Resistin Knockout Mice Exhibit Impaired Adipocyte Glucose-Dependent Insulinotropic Polypeptide Receptor (GIPR) Expression

Glucose-dependent insulinotropic polypeptide (GIP) is an incretin hormone that also plays a regulatory role in fat metabolism. In 3T3-L1 cells, resistin was demonstrated to be a key mediator of GIP stimulation of lipoprotein lipase (LPL) activity, involving activation of protein kinase B (PKB) and reduced phosphorylation of liver kinase B1 (LKB1) and AMP-activated protein kinase (AMPK). The current study was initiated to determine whether resistin has additional roles in GIP-regulated adipocyte functions.

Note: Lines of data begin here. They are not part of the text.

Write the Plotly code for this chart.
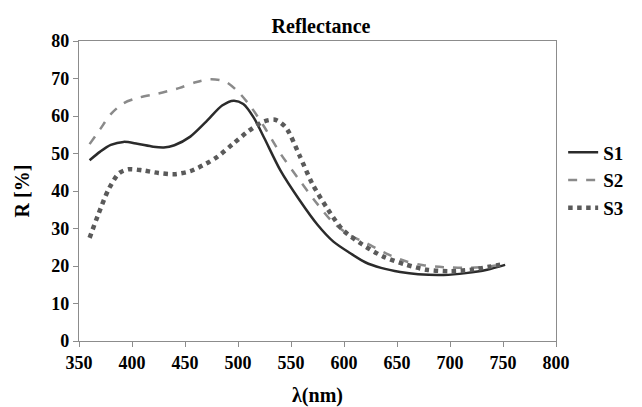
import plotly.graph_objects as go

wl = [360, 370, 380, 392, 405, 420, 430, 440, 455, 470, 485, 496, 505, 515, 525, 540, 558, 575, 590, 606, 620, 635, 653, 670, 694, 715, 735, 752]
s1 = [48.2, 50.5, 52.3, 53.1, 52.6, 51.8, 51.6, 52.2, 54.5, 58.5, 62.8, 64.1, 63.2, 59.5, 54.0, 45.5, 37.6, 31.0, 26.5, 23.4, 21.0, 19.5, 18.4, 17.8, 17.6, 18.1, 19.0, 20.3]

wl2 = [360, 370, 380, 392, 405, 425, 445, 460, 474, 488, 500, 512, 525, 540, 558, 575, 590, 605, 622, 640, 659, 675, 694, 715, 735, 752]
s2 = [52.5, 56.5, 60.5, 63.4, 64.8, 66.0, 67.5, 69.0, 69.8, 69.2, 66.5, 62.5, 57.0, 50.0, 42.9, 36.5, 31.5, 28.3, 26.0, 23.3, 21.2, 20.2, 19.7, 19.5, 19.8, 20.6]

wl3 = [360, 368, 378, 388, 397, 410, 425, 440, 455, 470, 481, 495, 510, 524, 535, 545, 558, 570, 585, 599, 617, 637, 658, 678, 700, 720, 737, 752]
s3 = [27.5, 33.6, 40.5, 44.8, 45.8, 45.5, 44.8, 44.5, 45.3, 47.3, 49.2, 52.5, 56.0, 58.5, 59.0, 57.0, 49.5, 42.0, 35.0, 29.6, 25.8, 22.5, 20.4, 19.0, 18.6, 19.0, 19.8, 20.6]

fam = "Liberation Serif"

fig = go.Figure()
fig.add_trace(go.Scatter(x=wl, y=s1, name="<b>S1</b>", mode="lines",
                         line=dict(color="#2b2b2b", width=2.5, shape="spline", smoothing=0.8)))
fig.add_trace(go.Scatter(x=wl2, y=s2, name="<b>S2</b>", mode="lines",
                         line=dict(color="#8a8a8a", width=2.5, dash="dash", shape="spline", smoothing=0.8)))
fig.add_trace(go.Scatter(x=wl3, y=s3, name="<b>S3</b>", mode="lines",
                         line=dict(color="#5a5a5a", width=4.5, dash="dot", shape="spline", smoothing=0.8)))

axis_common = dict(showline=True, linecolor="#8c8c8c", linewidth=1.2, mirror=True,
                   ticks="outside", ticklen=5, tickcolor="#8c8c8c", showgrid=False, zeroline=False,
                   automargin=False,
                   tickfont=dict(family=fam, size=18, color="black"))

fig.update_layout(
    width=642, height=407,
    margin=dict(l=79, r=86, t=41, b=66),
    paper_bgcolor="white", plot_bgcolor="white",
    font=dict(family=fam),
    title=dict(text="<b>Reflectance</b>", x=0.5, xanchor="center", y=0.935, yanchor="middle",
               font=dict(family=fam, size=20, color="black")),
    xaxis=dict(range=[350, 800], dtick=50, tick0=350, tickprefix="<b>", ticksuffix="</b>",
               title=dict(text="<b>λ(nm)</b>", font=dict(family=fam, size=20, color="black"), standoff=20),
               **axis_common),
    yaxis=dict(range=[0, 80], dtick=10, tickprefix="<b>", ticksuffix="</b>",
               title=dict(text="<b>R [%]</b>", font=dict(family=fam, size=20, color="black"), standoff=16),
               **axis_common),
    legend=dict(x=1.015, xanchor="left", y=0.535, yanchor="middle",
                font=dict(family=fam, size=19, color="black"),
                bgcolor="rgba(0,0,0,0)", tracegroupgap=0),
    showlegend=True,
)

fig.write_html("out.html")
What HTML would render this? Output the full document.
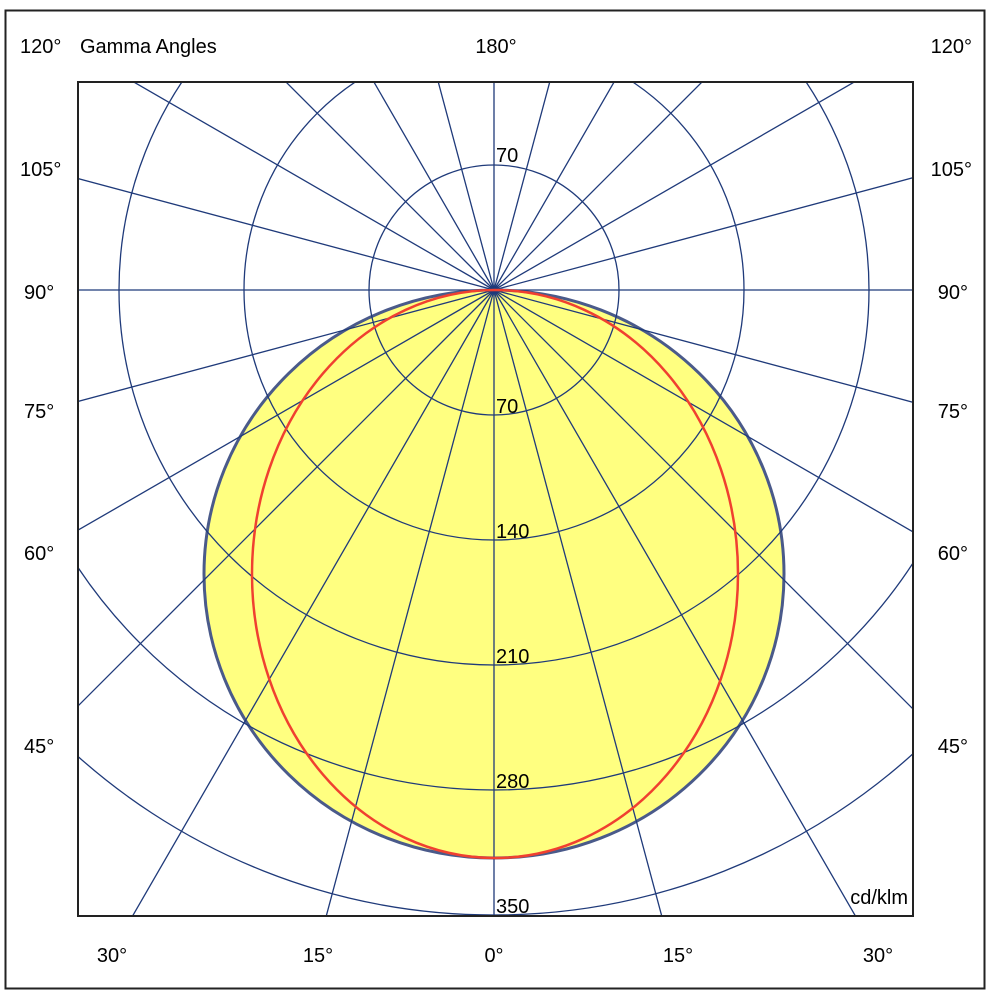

Analysis of primary adipocytes isolated from Retn(−/−), Retn(+/−), and Retn(+/+) mice found that GIP stimulated the PKB/LKB1/AMPK/LPL pathway and fatty acid uptake only in Retn(+/+) adipocytes, suggesting that GIP signaling and/or GIP responsiveness were compromised in Retn(+/−) and Retn(−/−) adipocytes. GIP receptor (GIPR) protein and mRNA were decreased in Retn(+/−) and Retn(−/−) adipocytes, but resistin treatment rescued LPL responsiveness to GIP. In addition, genes encoding tumor necrosis factor (TNF), TNF receptor 2 (TNFR2), and the signaling proteins stress-activated protein kinase (SAPK)/Jun NH(2)-terminal kinase (JNK), were downregulated, and phosphorylated levels of SAPK/JNK/c-Jun were decreased in Retn(−/−) mice. Chromatin immunoprecipitation assays were used to identify a 12-O-tetradecanoylphorbol-13-acetate (TPA)-response element (TRE-III) responsible for c-Jun–mediated transcriptional activation of Gipr. Blunted GIP responsiveness in Retn(+/−) and Retn(−/−) adipocytes was therefore largely due to the greatly reduced GIPR expression associated with decreased c-Jun–mediated transcriptional activation of Gipr.